State and Local Government
State and local governments should create financing and funding sources with the flexibility to enable CDFIs to meet borrowers’ specific needs. These jurisdictions should create or expand long-term debt, equity, and grant resources; expand tax credits and credit enhancements offering CDFIs an array of financing tools (Theodos, Seidman, and Edmonds 2017). These levels of government should also create working groups to identify opportunities or challenges to promote and support community economic projects. This will be helpful for political leaders seeking to recruit allies for these efforts and identify multiple sources of affordable capital.
Banks
Banks should continue to support and invest in the UAF and CDFIs in general. Conventional lenders should also offer long-term loans to CDFIs to provide greater flexibility for these borrowers to invest and utilize their balance sheets.
Foundations
Foundations have a crucial role to play in advancing strategies to extend investments in persistently poor communities and regions. Large and regional foundations, as well as national banks, have committed grants to support the UAF. These leaders should engage other philanthropies and banks to contribute, showing why investing in rural communities matters. Community, regional, and national foundations help plan, collaborate with, invest in, and support efforts that result in improved outcomes for target populations and communities (Partners for Rural Transformation 2019). In this case, foundations should engage with their peer institutions and banks to contribute, showing the importance of investing in rural communities, including support for capacity-building and supporting innovation (Swack, Hangen, and Northrup 2014).

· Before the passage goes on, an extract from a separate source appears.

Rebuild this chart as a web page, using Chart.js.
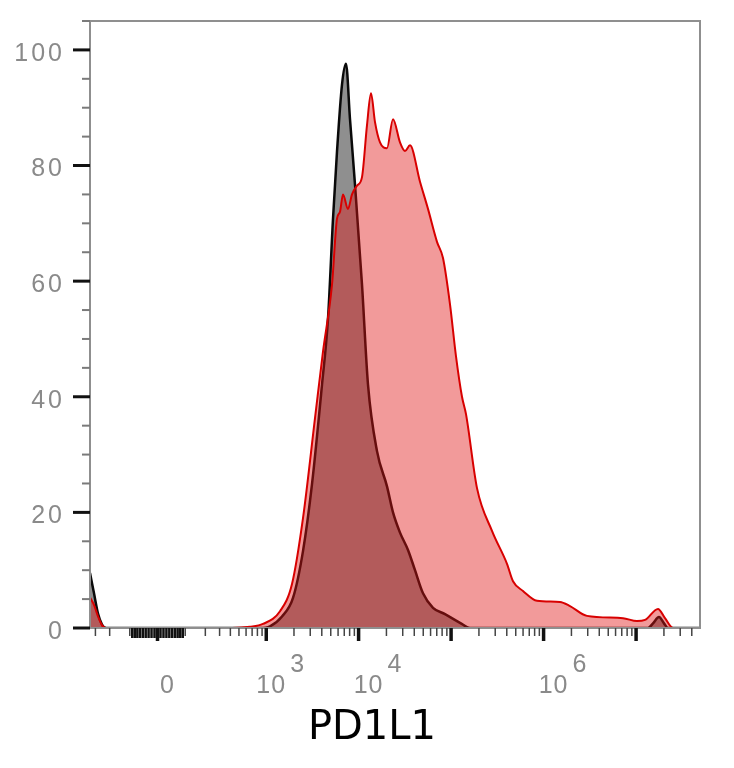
<!DOCTYPE html>
<html lang="en">
<head>
<meta charset="UTF-8">
<title>PD1L1 histogram</title>
<script src="https://cdn.jsdelivr.net/npm/chart.js"></script>
<style>
  html, body { margin: 0; padding: 0; background: #fff; }
</style>
</head>
<body>
<canvas id="hist" width="734" height="768"></canvas>
<script>
// Histograms in display channels (0..244), counts as % of max
const isoChannels = [0, 1.6, 3.2, 4.8, 6.4, 68, 72, 76.8, 81.2, 85.2, 88.8, 92.8, 95.2, 97.2, 98.8,
  100.8, 102.4, 104, 106, 108.8, 111.2, 114.8, 118.8, 121.2, 124, 127.2, 130, 133.2, 137.2, 142,
  148, 152, 223.2, 225.2, 227.6, 229.6, 231.2, 244];
const isoCounts = [9.5, 6, 2.5, 0.6, 0, 0, 0.3, 2, 5.2, 13.3, 24.9, 42.1, 53.5, 70.8, 82.4,
  94, 97.6, 88, 76.7, 59.4, 42.1, 30.6, 24.5, 20, 16.5, 13.5, 10, 6, 3.5, 2.4,
  0.9, 0, 0, 0.8, 1.9, 0.8, 0, 0];

const pdChannels = [0, 1.6, 3.2, 4.8, 6.4, 56.8, 64, 69.2, 76, 80.8, 85.2, 90, 93.2, 96.8, 98.8,
  100, 101.2, 103.2, 104.8, 106.8, 108.8, 110.8, 112.4, 114, 116, 118.8, 121.2, 124, 126, 128,
  132, 135.2, 138.8, 141.2, 144, 146.4, 148.8, 150.4, 154.8, 160.8, 166.8, 169.2, 173.2, 178.8, 188,
  192, 198.8, 213.2, 218.8, 222, 227.2, 230, 233.2, 244];
const pdCounts = [5.3, 4, 2, 0.5, 0, 0, 0.2, 0.7, 2.9, 7.6, 19, 36.3, 47.8, 59.4, 70.8,
  72, 75, 72.5, 75, 76.5, 78, 87, 92.5, 87.5, 84, 83, 88, 84, 82.5, 83.5,
  77.2, 72.5, 66.8, 64, 56, 47, 40, 37, 24.2, 16.8, 11.1, 8.1, 6.4, 4.7, 4.5,
  3.8, 2.1, 1.7, 1.2, 1.4, 3.3, 1.7, 0, 0];

// axis ticks
const yMajorTicks = [0, 20, 40, 60, 80, 100];
const yMinorStep = 5;
const xMajorValues = [0, 1e3, 1e4, 1e5, 1e6, 1e7];
const xLabelValues = [0, 1e3, 1e4, 1e6];
const xLabelBase = ['0', '10', '10', '10'];
const xLabelExp = ['', '3', '4', '6'];

// biexponential-like display transform: value -> channel
const ZERO_CH = 27, DECADE_CH = 37, COFACTOR = 134;
function toChannel(v) {
  return ZERO_CH + DECADE_CH * Math.asinh(v / COFACTOR) / Math.LN10;
}

function xMinorValues() {
  const out = [];
  for (let e = 1; e <= 7; e++) {
    for (let m = 1; m <= 9; m++) {
      const v = m * Math.pow(10, e);
      if (m === 1 && e >= 3) continue;
      out.push(v);
      if (e <= 2) out.push(-v);
    }
  }
  return out;
}

const axisDecor = {
  id: 'axisDecor',
  afterDraw(chart) {
    const { ctx, chartArea: a, scales: { x, y } } = chart;
    ctx.save();

    // frame
    ctx.strokeStyle = '#8f8f8f';
    ctx.lineWidth = 2;
    ctx.strokeRect(a.left, a.top, a.right - a.left, a.bottom - a.top);

    // y ticks
    for (let v = 0; v <= y.max; v += yMinorStep) {
      const py = y.getPixelForValue(v);
      const major = yMajorTicks.includes(v);
      ctx.strokeStyle = major ? '#111' : '#7a7a7a';
      ctx.lineWidth = major ? 3 : 2;
      ctx.beginPath();
      ctx.moveTo(a.left - (major ? 17 : 8), py);
      ctx.lineTo(a.left, py);
      ctx.stroke();
    }

    // x ticks
    const tick = (v, len, width, color) => {
      const px = x.getPixelForValue(toChannel(v));
      if (px < a.left || px > a.right) return;
      ctx.strokeStyle = color;
      ctx.lineWidth = width;
      ctx.beginPath();
      ctx.moveTo(px, a.bottom);
      ctx.lineTo(px, a.bottom + len);
      ctx.stroke();
    };
    xMinorValues().forEach(v => {
      if (Math.abs(v) < 100) tick(v, 10, 2.5, '#111');
      else tick(v, 8, 1.5, '#444');
    });
    xMajorValues.forEach(v => tick(v, 13, 3.5, '#111'));

    // tick labels
    ctx.font = '25px "Liberation Sans", Arial, sans-serif';
    ctx.fillStyle = '#8a8a8a';
    ctx.letterSpacing = '3px';
    ctx.textAlign = 'right';
    ctx.textBaseline = 'middle';
    yMajorTicks.forEach(v => {
      ctx.fillText(String(v), 65, y.getPixelForValue(v) + 4);
    });

    ctx.letterSpacing = '1px';
    ctx.textBaseline = 'alphabetic';
    xLabelValues.forEach((v, i) => {
      const cx = x.getPixelForValue(toChannel(v)) + (v === 1e3 ? 5 : 10);
      ctx.textAlign = 'center';
      ctx.fillText(xLabelBase[i], cx, 693);
      if (xLabelExp[i]) {
        const w = ctx.measureText(xLabelBase[i]).width;
        ctx.textAlign = 'left';
        ctx.fillText(xLabelExp[i], cx + w / 2 + 4, 672);
      }
    });

    // axis title
    ctx.letterSpacing = '0px';
    ctx.font = '40px "DejaVu Sans", sans-serif';
    ctx.fillStyle = '#000';
    ctx.textAlign = 'center';
    ctx.fillText('PD1L1', 372, 739);

    ctx.restore();
  }
};

const toPoints = (xs, ys) => xs.map((c, i) => ({ x: c, y: ys[i] }));

new Chart(document.getElementById('hist'), {
  type: 'line',
  data: {
    datasets: [
      {
        label: 'PD1L1',
        data: toPoints(pdChannels, pdCounts),
        borderColor: '#d80000',
        backgroundColor: 'rgba(225, 20, 20, 0.43)',
        borderWidth: 2,
        fill: 'origin',
        pointRadius: 0,
        cubicInterpolationMode: 'monotone',
        order: 0
      },
      {
        label: 'Isotype',
        data: toPoints(isoChannels, isoCounts),
        borderColor: '#0a0a0a',
        backgroundColor: 'rgba(0, 0, 0, 0.44)',
        borderWidth: 2.5,
        fill: 'origin',
        pointRadius: 0,
        cubicInterpolationMode: 'monotone',
        order: 1
      }
    ]
  },
  options: {
    responsive: false,
    animation: false,
    layout: { padding: { left: 90, right: 34, top: 21, bottom: 140 } },
    scales: {
      x: { type: 'linear', min: 0, max: 244, display: false },
      y: { min: 0, max: 105, display: false }
    },
    plugins: {
      legend: { display: false },
      tooltip: { enabled: false }
    }
  },
  plugins: [axisDecor]
});
</script>
</body>
</html>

According to Justin Maxson of the Mary Reynolds Babcock Foundation, “Investing in persistently poor rural communities is just different. And even though we often know what to do, it’s hard, slow, usually requires patience, and is sometimes expensive.” 10 Because CDFIs provide essential support to local efforts to create and restore businesses and community facilities, state and local government, banks, and foundations must invest in CDFIs to ensure their performance and impact. And policy makers, banks, foundations, private stakeholders, and CDFIs working in rural communities must continue to make the case for taking a long-term, place-based partnership approach to community revitalization and for the importance of CDFIs in achieving that goal. The visionary leadership from each of these sectors to collaborate with, plan, encourage, and invest in CDFI-related efforts like the UAF is critical to achieving results—especially in remote, rural, persistently poor communities. Without such vision and support, successful projects like the High School for Health Professions and LCHS would likely not have occurred.
Footnotes
Declaration of Conflicting Interests
The author declared no potential conflicts of interest with respect to the research, authorship, and/or publication of this article.
Funding
The author received no financial support for the research, authorship, and/or publication of this article.